Nous souhaitons toutefois apporter quelques nuances et formuler quelques suggestions concernant la proposition de loi qui nous est soumise ce matin.
D’abord, notre groupe n’est pas favorable au référendum révocatoire. Si nous approuvons l’esprit salutaire qui anime ce dispositif, et justement parce que nous pensons qu’il va dans le bon sens, nous ne voulons pas passer sous silence les dérives qui pourraient aussi en résulter.

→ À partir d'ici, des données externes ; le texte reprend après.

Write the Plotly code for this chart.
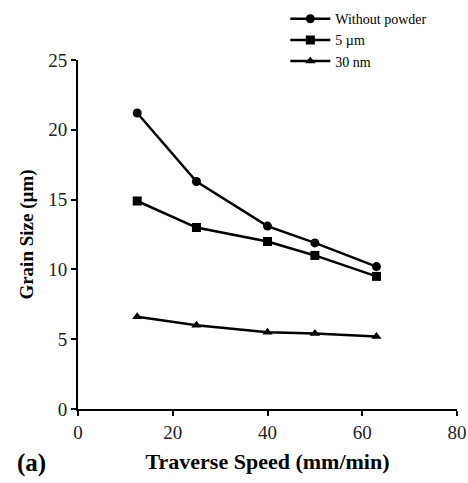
import plotly.graph_objects as go

speed = [12.5, 25, 40, 50, 63]
without_powder = [21.2, 16.3, 13.1, 11.9, 10.2]
five_um = [14.9, 13.0, 12.0, 11.0, 9.5]
thirty_nm = [6.6, 6.0, 5.5, 5.4, 5.2]

series = [
    ("Without powder", without_powder, "circle"),
    ("5 µm", five_um, "square"),
    ("30 nm", thirty_nm, "triangle-up"),
]

fig = go.Figure()
for name, vals, sym in series:
    fig.add_trace(go.Scatter(
        x=speed, y=vals, name=name, mode="lines+markers",
        line=dict(color="black", width=2.5),
        marker=dict(symbol=sym, size=9, color="black"),
    ))

font_family = "Liberation Serif"
fig.update_layout(
    width=468, height=483,
    margin=dict(l=78, r=11, t=60, b=74, autoexpand=False),
    paper_bgcolor="white", plot_bgcolor="white",
    font=dict(family=font_family, color="black", size=17),
    showlegend=True,
    legend=dict(
        x=0.547, y=1.163, xanchor="left", yanchor="top",
        font=dict(size=14, family=font_family),
        itemwidth=40, tracegroupgap=0,
        bgcolor="rgba(0,0,0,0)",
    ),
    xaxis=dict(
        range=[0, 80], dtick=20, showline=True, linecolor="black", linewidth=2,
        ticks="outside", ticklen=5, tickwidth=1.5, tickcolor="black",
        showgrid=False, zeroline=False,
        tickfont=dict(size=19, color="#222"),
        title=dict(text="<b>Traverse Speed (mm/min)</b>", font=dict(size=22), standoff=12),
    ),
    yaxis=dict(
        range=[0, 25], dtick=5, showline=True, linecolor="black", linewidth=2,
        ticks="outside", ticklen=5, tickwidth=1.5, tickcolor="black",
        showgrid=False, zeroline=False,
        tickfont=dict(size=19, color="#222"),
        title=dict(text="<b>Grain Size (µm)</b>", font=dict(size=19), standoff=10),
    ),
)
fig.add_annotation(
    text="<b>(a)</b>", xref="paper", yref="paper", x=-0.165, y=-0.155,
    xanchor="left", yanchor="middle", showarrow=False,
    font=dict(size=25, family=font_family, color="black"),
)
fig.write_html("out.html")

Ainsi, aux États-Unis, en 2013, un sénateur du Colorado a-t-il été destitué de son mandat après le lancement par le lobby pro-armes, à la suite du vote dans cet État d’une loi encadrant la vente d’armes automatiques, d’une procédure révocatoire approuvée par une confortable majorité.
Dans la proposition de loi que nous déposerons très prochainement, nous retiendrons les dimensions législative et abrogatoire du référendum d’initiative citoyenne. Néanmoins, à la différence de nos collègues et afin de nous prémunir contre d’éventuelles dérives, nous souhaitons que tout projet référendaire soit assujetti à un contrôle a priori du Conseil constitutionnel. Ce dernier devra s’assurer que les droits et les libertés fondamentaux sont respectés. En matière de droits fondamentaux, en effet, l’excès de prudence n’est jamais superflu. Il convient de vérifier que le référendum ne peut pas être détourné de son intérêt premier par des groupes de pression désireux d’établir ou de rétablir des dispositions contraires aux droits de l’homme.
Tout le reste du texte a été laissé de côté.